Why do you work with Artistri Sud?

“One thing that’s different about Artistri Sud, compared to some other development programs is that most have an intervention period, but then just move on. Artistri Sud doesn’t do that. One of the great things we do is the coaching program. For a year after the women go through the entrepreneurship training, they apply the skills and tools they learned.” Fred expressed how this coaching program, and the accountability and support it provides to the women, is part of what makes Artistri Sud’s ASSET program so successful.

→ Fred and Jennifer in Ecuador with graduates of the ASSET program!

Best moments

Although difficult to pin down just one preferred memory, Fred did share that the “I am” ice-breaker activity is one of his favorites. On the first day, all the participants are asked to identify themselves by roles or jobs. A majority strongly identify as a mother, weaver, or artisan. Then, on the last day, the participants are asked to repeat the activity. Fred notes how there is always a monumental shift in the answers- at this point, women identify as leaders, businesswomen or lifelong learners. 

“Seeing a shift in how the women view themselves is a very gratifying moment. It’s very powerful.” 

Fred is actively engaged in creating those transformational shifts in perspective. Jennifer Lonergan noted that Fred once raised the issue that he felt uncomfortable as the male trainer using the grammatical convention of addressing “you” (plural) and “we” in the masculine. Spanish, like many languages, reflects the highly patriarchal nature of our societies. If “we” is 100 women with one man, “we” becomes masculine. Nosotras becomes Nosotros, with just a single man. 

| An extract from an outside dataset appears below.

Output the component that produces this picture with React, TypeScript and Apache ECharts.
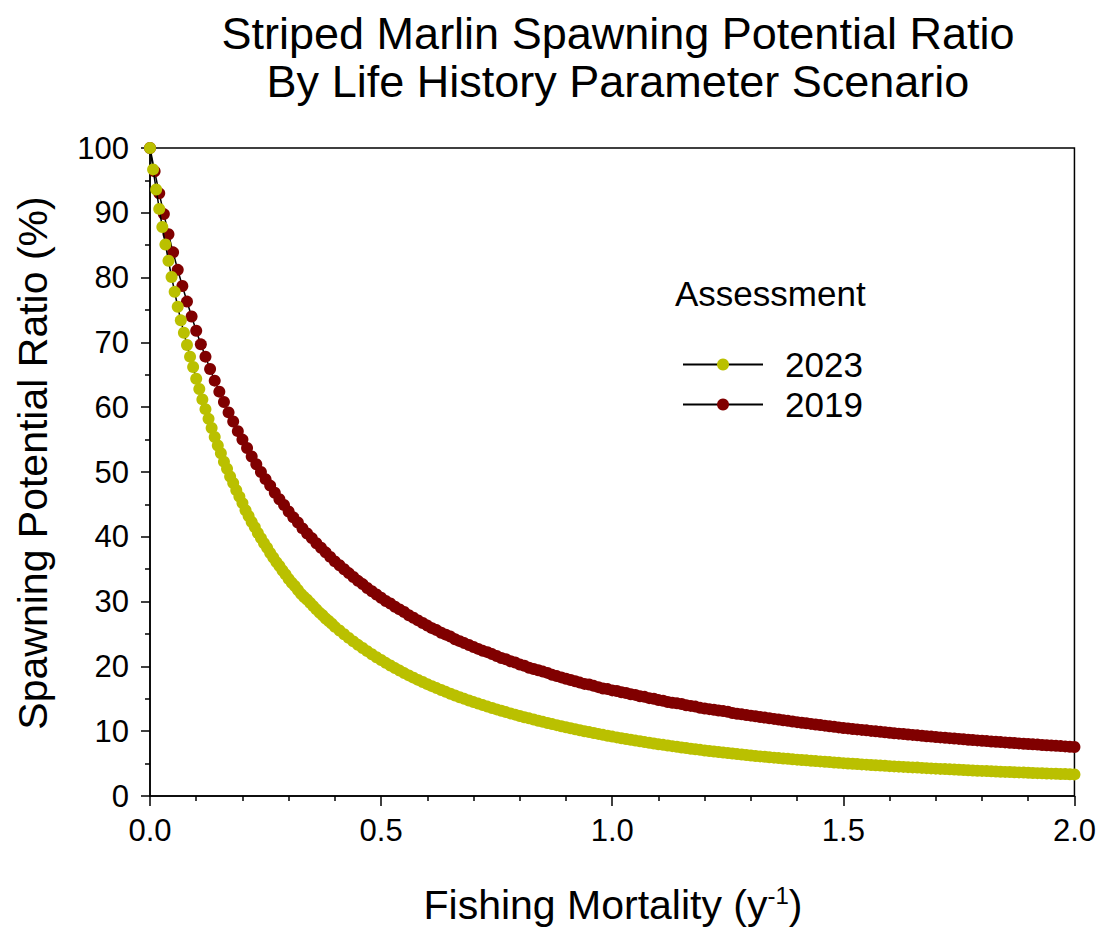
import React, { useEffect, useRef } from "react";
import * as echarts from "echarts";

const FONT = "'Liberation Sans', Arial, Helvetica, sans-serif";

const TITLE_LINE_1 = "Striped Marlin Spawning Potential Ratio";
const TITLE_LINE_2 = "By Life History Parameter Scenario";
const Y_AXIS_NAME = "Spawning Potential Ratio (%)";
const X_AXIS_NAME_MAIN = "Fishing Mortality (y";
const X_AXIS_NAME_SUP = "-1";
const LEGEND_TITLE = "Assessment";
const SERIES_NAMES = ["2023", "2019"];

// 2019 assessment: F = 0.00 .. 2.00 in steps of 0.01
const F_STEP_2019 = 0.01;
const SPR_2019 = [
  100, 96.4, 93.0, 89.8, 86.7, 83.9, 81.2, 78.7, 76.3, 74.0,
  71.8, 69.7, 67.8, 65.9, 64.1, 62.4, 60.8, 59.2, 57.8, 56.3,
  55.0, 53.7, 52.4, 51.2, 50.0, 48.9, 47.9, 46.8, 45.8, 44.9,
  43.9,
  43.0, 42.2, 41.3, 40.5, 39.8,
  39.0, 38.3, 37.6, 36.9, 36.2,
  35.6, 35.0, 34.4, 33.8, 33.2,
  32.7, 32.1, 31.6, 31.1, 30.6,
  30.1, 29.7, 29.2, 28.8, 28.4, 27.9, 27.5, 27.1, 26.7, 26.3,
  25.9, 25.6, 25.2, 24.9, 24.6, 24.2, 23.9, 23.6, 23.3, 23.0,
  22.7, 22.4, 22.2, 21.9, 21.6, 21.3, 21.1, 20.8, 20.6, 20.3,
  20.1, 19.8, 19.6, 19.4, 19.2, 19.0, 18.7, 18.5, 18.3, 18.1,
  17.9, 17.7, 17.5, 17.3, 17.2, 17.0, 16.8, 16.6, 16.5, 16.3,
  16.2, 16.0, 15.9, 15.7, 15.6, 15.4, 15.3, 15.1, 15.0, 14.8,
  14.7, 14.5, 14.4, 14.3, 14.2, 14.0, 13.9, 13.8, 13.6, 13.5,
  13.4, 13.3, 13.2, 13.1, 13.0, 12.8, 12.7, 12.6, 12.5, 12.4,
  12.3, 12.2, 12.1, 12.0, 11.9, 11.8, 11.7, 11.6, 11.5, 11.4,
  11.31, 11.22, 11.13, 11.04, 10.95, 10.86, 10.77, 10.68, 10.59, 10.5,
  10.43, 10.35, 10.28, 10.2, 10.13, 10.05, 9.98, 9.9, 9.83, 9.75,
  9.69, 9.62, 9.56, 9.49, 9.43, 9.36, 9.3, 9.23, 9.17, 9.1,
  9.04, 8.98, 8.93, 8.87, 8.81, 8.75, 8.69, 8.64, 8.58, 8.52,
  8.47, 8.42, 8.37, 8.32, 8.27, 8.22, 8.17, 8.12, 8.07, 8.02,
  7.97, 7.93, 7.88, 7.84, 7.79, 7.74, 7.7, 7.65, 7.61, 7.56,
];

// 2023 assessment: dense points F = 0 .. 0.40 (step 1/150), then 0.41 .. 2.00 (step 0.01)
const F_STEP_2023_EARLY = 1 / 150;
const SPR_2023_EARLY = [
  100, 96.7, 93.6, 90.6, 87.8, 85.1, 82.6, 80.1, 77.8, 75.5,
  73.4, 71.5, 69.6, 67.8, 66.2, 64.4, 62.8, 61.2, 59.7, 58.2,
  56.8, 55.4, 54.1, 52.9, 51.6, 50.5, 49.3, 48.3, 47.2, 46.2,
  45.2, 44.1, 43.2, 42.3, 41.5, 40.6, 39.8, 39.0, 38.3, 37.5,
  36.8, 36.1, 35.5, 34.8, 34.2, 33.5, 32.9, 32.4, 31.8, 31.2,
  30.7, 30.3, 29.8, 29.3, 28.8, 28.3, 27.9, 27.4, 27.0, 26.6,
  26.1,
];
const F_START_2023_LATE = 0.41;
const F_STEP_2023_LATE = 0.01;
const SPR_2023_LATE = [
  25.54, 24.96, 24.4, 23.86, 23.33,
  22.83, 22.35, 21.88, 21.42, 20.98,
  20.55, 20.14, 19.74, 19.35, 18.97,
  18.61, 18.26, 17.92, 17.59, 17.26,
  16.95, 16.65, 16.36, 16.07, 15.78,
  15.51, 15.25, 14.99, 14.74, 14.49,
  14.26, 14.03, 13.8, 13.58, 13.36,
  13.15, 12.95, 12.75, 12.55, 12.35,
  12.16, 11.98, 11.8, 11.62, 11.44, 11.27, 11.1, 10.93, 10.77, 10.6,
  10.45, 10.3, 10.15, 10.0, 9.86, 9.72, 9.58, 9.44, 9.3, 9.17,
  9.04, 8.92, 8.79, 8.67, 8.55, 8.44, 8.32, 8.21, 8.1, 7.99,
  7.89, 7.79, 7.69, 7.59, 7.49, 7.4, 7.3, 7.21, 7.12, 7.03,
  6.95, 6.86, 6.78, 6.7, 6.63, 6.55, 6.47, 6.4, 6.32, 6.25,
  6.18, 6.11, 6.05, 5.98, 5.92, 5.85, 5.79, 5.73, 5.67, 5.61,
  5.55, 5.5, 5.44, 5.39, 5.34, 5.28, 5.23, 5.18, 5.12, 5.07,
  5.02, 4.97, 4.93, 4.88, 4.84, 4.79, 4.75, 4.7, 4.66, 4.61,
  4.57, 4.53, 4.49, 4.45, 4.41, 4.38, 4.34, 4.3, 4.26, 4.22,
  4.18, 4.15, 4.11, 4.08, 4.04, 4.01, 3.97, 3.94, 3.9, 3.87,
  3.84, 3.81, 3.78, 3.75, 3.72, 3.7, 3.67, 3.64, 3.61, 3.58,
  3.55, 3.53, 3.5, 3.48, 3.45, 3.43, 3.4, 3.38, 3.35, 3.33,
];

const COLOR_2023 = "#BAC000";
const COLOR_2019 = "#800000";

export default function App() {
  const ref = useRef<HTMLDivElement>(null);

  useEffect(() => {
    if (!ref.current) return;
    const chart = echarts.init(ref.current, undefined, { renderer: "svg" });

    const data2019 = SPR_2019.map((v, i) => [+(i * F_STEP_2019).toFixed(4), v]);
    const data2023 = [
      ...SPR_2023_EARLY.map((v, i) => [i * F_STEP_2023_EARLY, v]),
      ...SPR_2023_LATE.map((v, i) => [+(F_START_2023_LATE + i * F_STEP_2023_LATE).toFixed(4), v]),
    ];

    const axisColor = "#000";

    chart.setOption({
      animation: false,
      backgroundColor: "#fff",
      grid: {
        left: 150,
        right: 24,
        top: 148,
        bottom: 137,
        show: true,
        borderColor: "#000",
        borderWidth: 1.5,
        backgroundColor: "transparent",
      },
      xAxis: {
        type: "value",
        min: 0,
        max: 2,
        interval: 0.5,
        axisLine: { show: true, onZero: false, lineStyle: { color: axisColor, width: 1.5 } },
        axisTick: { show: true, inside: false, length: 10, lineStyle: { color: axisColor, width: 1.5 } },
        minorTick: { show: true, splitNumber: 5, length: 5, lineStyle: { color: axisColor, width: 1.5 } },
        splitLine: { show: false },
        minorSplitLine: { show: false },
        axisLabel: {
          formatter: (v: number) => v.toFixed(1),
          fontSize: 31,
          color: "#000",
          fontFamily: FONT,
          margin: 19,
        },
      },
      yAxis: {
        type: "value",
        min: 0,
        max: 100,
        interval: 10,
        axisLine: { show: true, lineStyle: { color: axisColor, width: 1.5 } },
        axisTick: { show: true, inside: false, length: 9, lineStyle: { color: axisColor, width: 1.5 } },
        minorTick: { show: true, splitNumber: 2, length: 5, lineStyle: { color: axisColor, width: 1.5 } },
        splitLine: { show: false },
        minorSplitLine: { show: false },
        axisLabel: { fontSize: 31, color: "#000", fontFamily: FONT, margin: 21 },
      },
      legend: {
        data: SERIES_NAMES,
        orient: "vertical",
        left: 682,
        top: 347,
        padding: 0,
        itemWidth: 80,
        itemHeight: 15,
        itemGap: 5,
        selectedMode: false,
        textStyle: {
          fontSize: 35,
          fontFamily: FONT,
          color: "#000",
          lineHeight: 30,
          padding: [0, 0, 0, 17],
        },
      },
      graphic: [
        {
          type: "text",
          x: 618,
          y: 33,
          style: {
            text: TITLE_LINE_1,
            fontSize: 45,
            lineHeight: 46,
            fontFamily: FONT,
            fill: "#000",
            textAlign: "center",
            textVerticalAlign: "middle",
          },
        },
        {
          type: "text",
          x: 618,
          y: 81,
          style: {
            text: TITLE_LINE_2,
            fontSize: 45,
            lineHeight: 46,
            fontFamily: FONT,
            fill: "#000",
            textAlign: "center",
            textVerticalAlign: "middle",
          },
        },
        {
          type: "text",
          x: 33,
          y: 463,
          rotation: Math.PI / 2,
          style: {
            text: Y_AXIS_NAME,
            fontSize: 41,
            fontFamily: FONT,
            fill: "#000",
            textAlign: "center",
            textVerticalAlign: "middle",
          },
        },
        {
          type: "text",
          x: 613,
          y: 905,
          style: {
            text: "{a|" + X_AXIS_NAME_MAIN + "}{b|" + X_AXIS_NAME_SUP + "}{a|)}",
            fill: "#000",
            textAlign: "center",
            textVerticalAlign: "middle",
            rich: {
              a: { fontSize: 41, fontFamily: FONT, fill: "#000", lineHeight: 44 },
              b: { fontSize: 24, fontFamily: FONT, fill: "#000", verticalAlign: "top", lineHeight: 24 },
            },
          },
        },
        {
          type: "text",
          x: 675,
          y: 293,
          style: {
            text: LEGEND_TITLE,
            fontSize: 35,
            fontFamily: FONT,
            fill: "#000",
            textAlign: "left",
            textVerticalAlign: "middle",
          },
        },
      ],
      series: [
        {
          name: "2019",
          type: "line",
          data: data2019,
          symbol: "circle",
          symbolSize: 12,
          showAllSymbol: true,
          clip: false,
          lineStyle: { color: "#000", width: 1.5 },
          itemStyle: { color: COLOR_2019, borderWidth: 0 },
          emphasis: { disabled: true },
          z: 2,
        },
        {
          name: "2023",
          type: "line",
          data: data2023,
          symbol: "circle",
          symbolSize: 12,
          showAllSymbol: true,
          clip: false,
          lineStyle: { color: "#000", width: 1.5 },
          itemStyle: { color: COLOR_2023, borderWidth: 0 },
          emphasis: { disabled: true },
          z: 3,
        },
      ],
    });

    return () => {
      chart.dispose();
    };
  }, []);

  return (
    <div
      ref={ref}
      style={{ position: "absolute", left: 0, top: 0, width: 1099, height: 933 }}
    />
  );
}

“Fred was the only man in the room, and he didn’t like forcing the masculine pronoun on them, calling the women “we” in the masculine. So we discussed it, and decided that he would instead use the plural feminine, even though he was technically including himself in the “we”. One woman at the end of the training recognized him for it. She said she noticed that he did that and appreciated it. It was the first time she’d felt properly respected as a woman by a man–she felt he was acknowledging that they were the important people there. Everyone applauded in agreement.  And Fred replied, saying, “of course, why wouldn’t I? I’m a feminist” and the whole class of over 40 women erupted into applause and cheers.” 

In the end, Fred brought up a special memory from the 2016 Chile program. At the conclusion of the program, one of the participants looked around and noted how the facilitators didn’t give the answers. They all came from the women themselves. “That’s the magic that happens. When a participant lights up and you see that a-ha moment, when you see it all click- that is a great moment.”


We are pleased to announce that Fred will also be delivering our training again in Ecuador in 2020!